The domestic politics of the moment

The president’s “largely negotiated” framing also lands against a notable domestic backdrop. House Republican leaders pulled an Iran War Powers resolution off the floor this week rather than allow a vote that, per NPR’s whip count, would have passed with the support of a bloc of GOP defectors plus the Democratic caucus. America Strikes covered the procedural maneuver here. The administration has an interest in projecting that diplomacy is on the verge of succeeding precisely at the moment Congress is signaling it would constrain further military action; whether the projection survives contact with Tehran’s response is the open question.

Markets are not pricing the deal

Commodity markets did not move toward an end-of-war pricing on Friday’s headlines. Brent crude settled near $103 a barrel and gold held near $4,500 an ounce, per Trading Economics, levels that reflect the Khamenei uranium directive rather than the Trump deal claim. Insurance underwriters, as noted above, have likewise kept the Hormuz war-risk premium at multiples of the pre-war level.
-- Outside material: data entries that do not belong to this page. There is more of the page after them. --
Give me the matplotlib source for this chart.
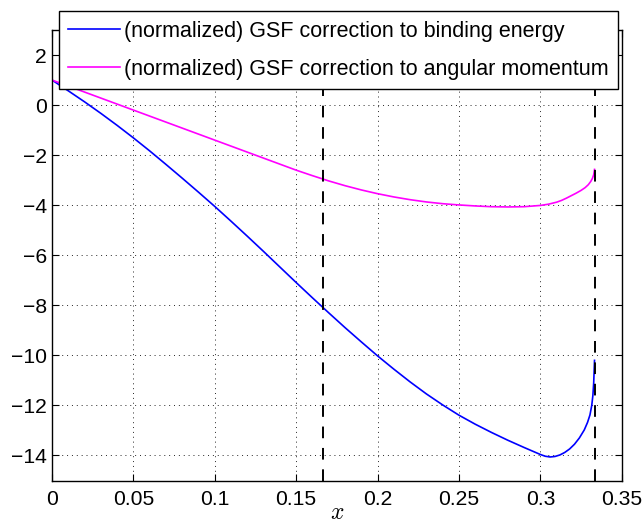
import numpy as np
import matplotlib.pyplot as plt

plt.rcParams.update({
    'font.family': ['Liberation Sans', 'DejaVu Sans'],
    'font.size': 15.2,
    'mathtext.fontset': 'cm',
    'axes.linewidth': 1.0,
    'xtick.direction': 'in',
    'ytick.direction': 'in',
    'xtick.top': True,
    'ytick.right': True,
    'xtick.major.size': 5,
    'ytick.major.size': 5,
    'xtick.major.pad': 7.0,
    'ytick.major.pad': 3.8,
    'text.color': 'black',
})

# GSF correction to binding energy (normalized)
x_energy = [0.0, 0.01, 0.02, 0.03, 0.04, 0.05, 0.06, 0.07, 0.08, 0.09, 0.10,
            0.11, 0.12, 0.13, 0.14, 0.15, 0.16, 0.17, 0.18, 0.19, 0.20,
            0.21, 0.22, 0.23, 0.24, 0.25, 0.26, 0.27, 0.28, 0.29, 0.295,
            0.30, 0.303, 0.306, 0.309, 0.312, 0.315, 0.318, 0.321, 0.324,
            0.327, 0.329, 0.3305, 0.3316, 0.3323, 0.3328, 0.3333]
y_energy = [1.00, 0.57, 0.13, -0.33, -0.81, -1.31, -1.83, -2.37, -2.92, -3.48, -4.05,
            -4.64, -5.24, -5.85, -6.47, -7.09, -7.70, -8.30, -8.89, -9.46, -10.02,
            -10.55, -11.06, -11.54, -11.98, -12.39, -12.75, -13.08, -13.39, -13.68, -13.82,
            -13.96, -14.03, -14.06, -14.04, -13.98, -13.88, -13.74, -13.55, -13.30,
            -12.98, -12.68, -12.38, -12.00, -11.60, -11.10, -10.20]

# GSF correction to angular momentum (normalized)
x_angmom = [0.0, 0.01, 0.02, 0.03, 0.04, 0.05, 0.06, 0.07, 0.08, 0.09, 0.10,
            0.11, 0.12, 0.13, 0.14, 0.15, 0.16, 0.17, 0.18, 0.19, 0.20,
            0.21, 0.22, 0.23, 0.24, 0.25, 0.26, 0.27, 0.28, 0.29, 0.30,
            0.305, 0.31, 0.313, 0.316, 0.319, 0.322, 0.325, 0.3275, 0.3295,
            0.331, 0.332, 0.3328, 0.3333]
y_angmom = [1.00, 0.76, 0.52, 0.28, 0.04, -0.20, -0.44, -0.68, -0.92, -1.16, -1.40,
            -1.64, -1.88, -2.12, -2.36, -2.60, -2.82, -3.03, -3.22, -3.39, -3.54,
            -3.67, -3.78, -3.87, -3.94, -3.99, -4.03, -4.06, -4.07, -4.06, -4.01,
            -3.96, -3.88, -3.81, -3.72, -3.62, -3.52, -3.41, -3.30, -3.18,
            -3.05, -2.93, -2.78, -2.57]

labels = ['(normalized) GSF correction to binding energy',
          '(normalized) GSF correction to angular momentum']
vlines_x = [1 / 6, 1 / 3]
xticks = [0, 0.05, 0.1, 0.15, 0.2, 0.25, 0.3, 0.35]
xticklabels = ['0', '0.05', '0.1', '0.15', '0.2', '0.25', '0.3', '0.35']
yticks = [-14, -12, -10, -8, -6, -4, -2, 0, 2]

W, H = 643, 523
fig = plt.figure(figsize=(W / 100, H / 100), dpi=100)
ax = fig.add_axes([52 / W, 1 - 480.5 / H, (621.7 - 52) / W, (480.5 - 30) / H])

l1, = ax.plot(x_energy, y_energy, color=(0, 0, 1), lw=1.2)
l2, = ax.plot(x_angmom, y_angmom, color=(1, 0, 1), lw=1.2)
for xv in vlines_x:
    ax.axvline(xv, color='black', lw=1.4, linestyle=(0, (6, 5)), zorder=3)

ax.set_xlim(0, 0.35)
ax.set_ylim(-15, 3)
ax.set_xticks(xticks)
ax.set_xticklabels(xticklabels)
ax.set_yticks(yticks)
ax.grid(True, color='0.15', linestyle=(0, (1, 4)), lw=0.7)
ax.set_xlabel(r'$x$', fontsize=17, labelpad=-5)

leg = fig.legend([l1, l2], labels, loc='upper left',
                 bbox_to_anchor=(59 / W, 1 - 11.5 / H), fancybox=False,
                 framealpha=1, edgecolor='black', borderpad=0.42,
                 labelspacing=0.8, handlelength=2.4, handletextpad=0.2,
                 borderaxespad=0, fontsize=15.5)
leg.get_frame().set_linewidth(1.0)

fig.savefig('out.png', dpi=100)
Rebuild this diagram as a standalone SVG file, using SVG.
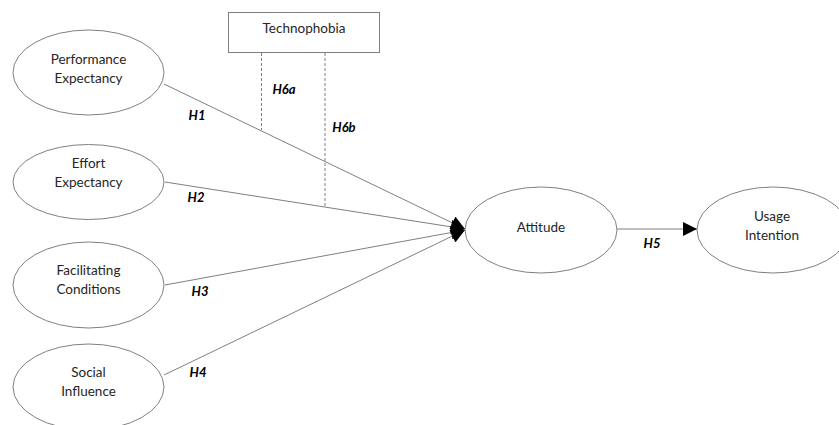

If the deal Trump described were close to consummation, both markets would be expected to relax; neither has.

That divergence — a US president declaring terms while the other side rejects the framing and markets ignore the optimism — is the through-line of the past 72 hours. Qatari and Pakistani mediators have been working a parallel track aimed at the IRGC chain of command rather than the foreign ministry, as America Strikes reported, and Iran’s own posture toward the US framing was already pushing back before today’s exchange, per coverage earlier in the week.

What to watch

Three near-term markers will indicate whether Trump’s framing or Tehran’s pushback better describes the state of play. The first is the next round of talks in Rome, which both sides have publicly committed to attending but neither has publicly committed to closing. The second is the Hormuz insurance premium: an underwriter cut would be the first market signal that a deal is real. The third is whether the IRGC’s dismissal hardens into operational steps — additional vessel harassment, a fresh shadow-fleet sortie, or a public statement from Vahidi himself — or whether Friday’s statement remains a rhetorical line that the Guard does not back with action.

For now, the public record contains a US claim of a near-finished deal and an Iranian rejection of the framing, issued the same day, through two separate Tehran institutions. Both cannot be accurate.